Listing:
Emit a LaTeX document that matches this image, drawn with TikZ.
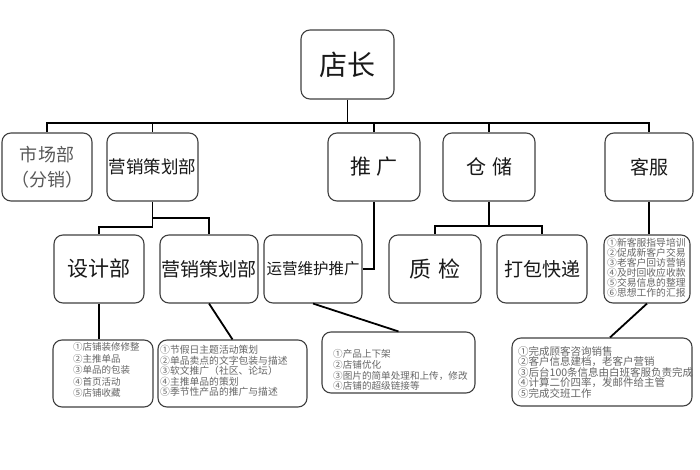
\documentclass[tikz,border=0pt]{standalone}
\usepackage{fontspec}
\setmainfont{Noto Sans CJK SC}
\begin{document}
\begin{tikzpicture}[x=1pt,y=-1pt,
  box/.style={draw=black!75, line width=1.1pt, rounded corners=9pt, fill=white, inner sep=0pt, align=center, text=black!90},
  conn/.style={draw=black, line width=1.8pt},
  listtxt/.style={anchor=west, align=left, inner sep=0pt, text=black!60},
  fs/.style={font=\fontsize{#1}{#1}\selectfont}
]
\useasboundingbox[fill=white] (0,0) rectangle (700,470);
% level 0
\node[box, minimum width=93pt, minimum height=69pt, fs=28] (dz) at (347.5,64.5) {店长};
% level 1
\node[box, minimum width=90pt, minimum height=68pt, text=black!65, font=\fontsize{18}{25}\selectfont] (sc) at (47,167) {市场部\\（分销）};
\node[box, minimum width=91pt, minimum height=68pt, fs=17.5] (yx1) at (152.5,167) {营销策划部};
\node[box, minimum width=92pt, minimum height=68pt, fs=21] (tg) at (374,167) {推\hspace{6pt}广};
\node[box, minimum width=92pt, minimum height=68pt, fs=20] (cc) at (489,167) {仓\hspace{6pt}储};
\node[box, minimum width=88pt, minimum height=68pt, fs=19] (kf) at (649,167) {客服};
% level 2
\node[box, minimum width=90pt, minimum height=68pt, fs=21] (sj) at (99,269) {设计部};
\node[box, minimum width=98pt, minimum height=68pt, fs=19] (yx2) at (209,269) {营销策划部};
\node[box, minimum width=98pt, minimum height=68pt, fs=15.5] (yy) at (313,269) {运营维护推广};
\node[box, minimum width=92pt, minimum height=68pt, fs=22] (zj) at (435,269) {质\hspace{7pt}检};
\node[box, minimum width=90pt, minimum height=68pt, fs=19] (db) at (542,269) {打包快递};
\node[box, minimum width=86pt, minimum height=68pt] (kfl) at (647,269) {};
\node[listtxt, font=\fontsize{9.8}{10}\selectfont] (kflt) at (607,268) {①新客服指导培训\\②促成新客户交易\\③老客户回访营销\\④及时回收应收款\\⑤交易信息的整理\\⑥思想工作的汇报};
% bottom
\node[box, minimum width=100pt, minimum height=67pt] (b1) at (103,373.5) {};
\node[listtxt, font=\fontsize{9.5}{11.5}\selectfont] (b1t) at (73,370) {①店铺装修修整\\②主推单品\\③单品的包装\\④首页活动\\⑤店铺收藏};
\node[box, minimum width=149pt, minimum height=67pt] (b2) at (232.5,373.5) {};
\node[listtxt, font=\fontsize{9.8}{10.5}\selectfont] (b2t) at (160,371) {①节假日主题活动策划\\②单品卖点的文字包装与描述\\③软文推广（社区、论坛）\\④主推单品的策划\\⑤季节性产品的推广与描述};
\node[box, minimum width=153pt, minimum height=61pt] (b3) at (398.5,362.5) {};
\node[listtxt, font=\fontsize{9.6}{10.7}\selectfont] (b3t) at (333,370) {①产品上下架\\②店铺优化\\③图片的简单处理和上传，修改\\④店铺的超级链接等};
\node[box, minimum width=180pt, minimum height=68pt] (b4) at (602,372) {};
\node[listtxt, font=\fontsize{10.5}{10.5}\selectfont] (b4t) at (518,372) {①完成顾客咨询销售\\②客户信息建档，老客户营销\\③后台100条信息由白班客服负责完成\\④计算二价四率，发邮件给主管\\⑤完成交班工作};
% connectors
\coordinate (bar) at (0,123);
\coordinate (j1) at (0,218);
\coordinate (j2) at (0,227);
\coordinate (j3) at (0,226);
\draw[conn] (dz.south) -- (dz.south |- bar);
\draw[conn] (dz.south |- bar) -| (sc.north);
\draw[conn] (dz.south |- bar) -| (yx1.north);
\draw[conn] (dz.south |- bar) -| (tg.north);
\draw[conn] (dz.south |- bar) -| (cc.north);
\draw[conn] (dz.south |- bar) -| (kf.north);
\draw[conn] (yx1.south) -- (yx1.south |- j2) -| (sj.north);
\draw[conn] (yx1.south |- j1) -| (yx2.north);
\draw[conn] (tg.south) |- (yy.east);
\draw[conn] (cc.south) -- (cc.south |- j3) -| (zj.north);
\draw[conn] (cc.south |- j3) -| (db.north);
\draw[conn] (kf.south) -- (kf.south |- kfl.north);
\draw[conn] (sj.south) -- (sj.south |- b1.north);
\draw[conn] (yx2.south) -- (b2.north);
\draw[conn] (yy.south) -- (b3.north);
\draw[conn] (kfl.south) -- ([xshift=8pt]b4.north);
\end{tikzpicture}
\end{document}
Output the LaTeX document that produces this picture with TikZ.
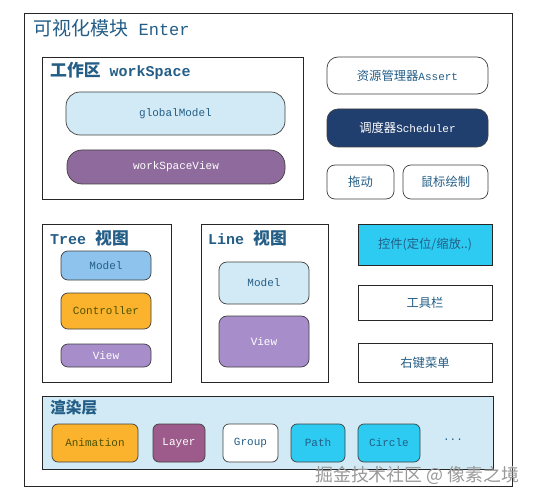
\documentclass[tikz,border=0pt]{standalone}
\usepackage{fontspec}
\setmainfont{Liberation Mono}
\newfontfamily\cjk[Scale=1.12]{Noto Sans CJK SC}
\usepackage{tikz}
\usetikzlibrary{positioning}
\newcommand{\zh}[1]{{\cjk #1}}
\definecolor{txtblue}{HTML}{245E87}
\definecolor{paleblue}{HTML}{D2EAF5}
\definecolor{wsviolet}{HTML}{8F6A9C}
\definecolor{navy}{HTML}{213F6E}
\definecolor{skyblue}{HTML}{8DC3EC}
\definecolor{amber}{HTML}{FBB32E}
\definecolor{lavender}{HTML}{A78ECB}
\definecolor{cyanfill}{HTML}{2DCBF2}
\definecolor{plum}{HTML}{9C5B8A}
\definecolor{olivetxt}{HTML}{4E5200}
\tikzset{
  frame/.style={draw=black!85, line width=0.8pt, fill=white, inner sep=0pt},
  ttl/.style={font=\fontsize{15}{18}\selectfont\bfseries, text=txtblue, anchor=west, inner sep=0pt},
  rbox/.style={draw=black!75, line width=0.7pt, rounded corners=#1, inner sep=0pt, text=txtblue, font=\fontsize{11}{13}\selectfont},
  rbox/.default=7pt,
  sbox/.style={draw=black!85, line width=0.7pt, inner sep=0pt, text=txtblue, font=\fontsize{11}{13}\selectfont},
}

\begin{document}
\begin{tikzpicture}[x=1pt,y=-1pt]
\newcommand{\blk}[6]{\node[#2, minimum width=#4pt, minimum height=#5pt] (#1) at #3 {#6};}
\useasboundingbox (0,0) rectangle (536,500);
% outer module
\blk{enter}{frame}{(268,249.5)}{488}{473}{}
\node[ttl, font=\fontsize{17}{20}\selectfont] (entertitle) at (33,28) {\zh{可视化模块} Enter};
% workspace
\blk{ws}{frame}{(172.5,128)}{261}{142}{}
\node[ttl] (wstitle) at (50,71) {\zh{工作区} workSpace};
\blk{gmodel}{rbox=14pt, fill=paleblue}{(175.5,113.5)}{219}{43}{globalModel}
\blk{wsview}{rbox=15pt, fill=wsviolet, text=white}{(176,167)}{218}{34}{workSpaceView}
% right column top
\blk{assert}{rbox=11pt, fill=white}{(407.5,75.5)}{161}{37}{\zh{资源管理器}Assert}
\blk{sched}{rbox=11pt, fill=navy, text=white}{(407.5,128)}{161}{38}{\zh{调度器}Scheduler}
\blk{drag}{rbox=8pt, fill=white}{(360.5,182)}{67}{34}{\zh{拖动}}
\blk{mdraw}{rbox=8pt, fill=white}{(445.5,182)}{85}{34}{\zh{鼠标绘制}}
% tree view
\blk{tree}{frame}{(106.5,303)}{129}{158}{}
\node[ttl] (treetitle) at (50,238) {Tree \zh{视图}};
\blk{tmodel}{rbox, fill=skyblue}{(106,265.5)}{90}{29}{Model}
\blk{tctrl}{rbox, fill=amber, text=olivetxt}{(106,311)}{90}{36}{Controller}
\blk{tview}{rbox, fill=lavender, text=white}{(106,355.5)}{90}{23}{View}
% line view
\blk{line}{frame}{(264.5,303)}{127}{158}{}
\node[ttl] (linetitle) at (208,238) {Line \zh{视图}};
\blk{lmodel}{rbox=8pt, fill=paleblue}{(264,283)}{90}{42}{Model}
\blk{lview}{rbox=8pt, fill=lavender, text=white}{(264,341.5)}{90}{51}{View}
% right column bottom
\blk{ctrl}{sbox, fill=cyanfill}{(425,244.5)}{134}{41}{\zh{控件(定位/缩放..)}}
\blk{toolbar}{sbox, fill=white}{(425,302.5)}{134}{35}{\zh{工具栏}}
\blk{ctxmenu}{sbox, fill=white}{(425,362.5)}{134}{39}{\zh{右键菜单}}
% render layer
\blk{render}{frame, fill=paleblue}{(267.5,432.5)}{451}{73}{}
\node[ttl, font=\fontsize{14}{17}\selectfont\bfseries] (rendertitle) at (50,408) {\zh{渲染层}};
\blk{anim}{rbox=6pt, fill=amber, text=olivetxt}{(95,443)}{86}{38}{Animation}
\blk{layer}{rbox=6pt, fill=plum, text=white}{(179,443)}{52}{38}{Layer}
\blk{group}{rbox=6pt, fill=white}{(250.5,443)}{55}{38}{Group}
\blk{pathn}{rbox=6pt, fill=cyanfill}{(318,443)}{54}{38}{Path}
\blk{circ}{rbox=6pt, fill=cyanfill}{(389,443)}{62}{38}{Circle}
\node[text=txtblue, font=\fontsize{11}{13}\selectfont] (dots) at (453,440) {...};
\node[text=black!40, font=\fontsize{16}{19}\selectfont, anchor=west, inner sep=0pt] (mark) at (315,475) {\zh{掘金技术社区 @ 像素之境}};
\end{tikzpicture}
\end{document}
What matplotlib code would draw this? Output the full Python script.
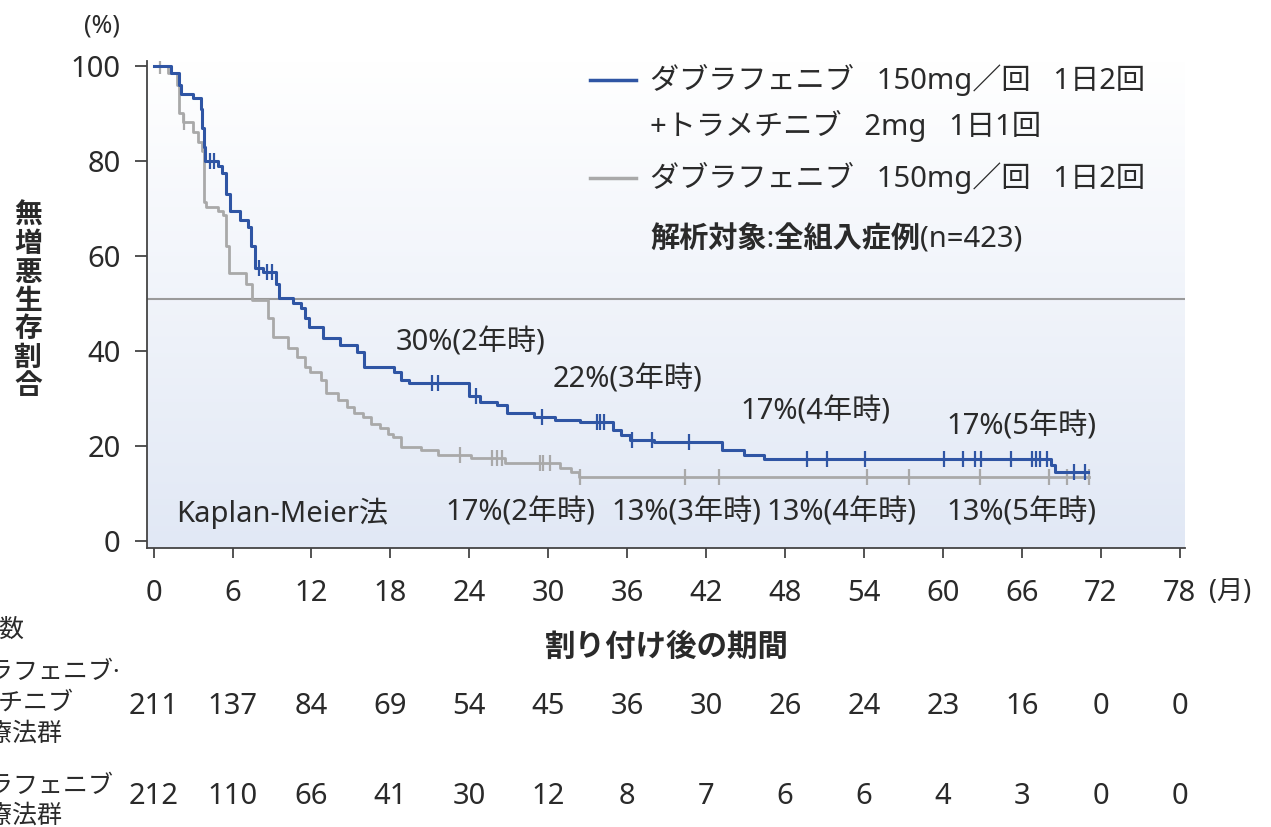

The problem:
Reproduce each line holding the word "that".

Output:
Emit a LaTeX document that matches this image, drawn with TikZ.
Output the LaTeX document that produces this picture with TikZ.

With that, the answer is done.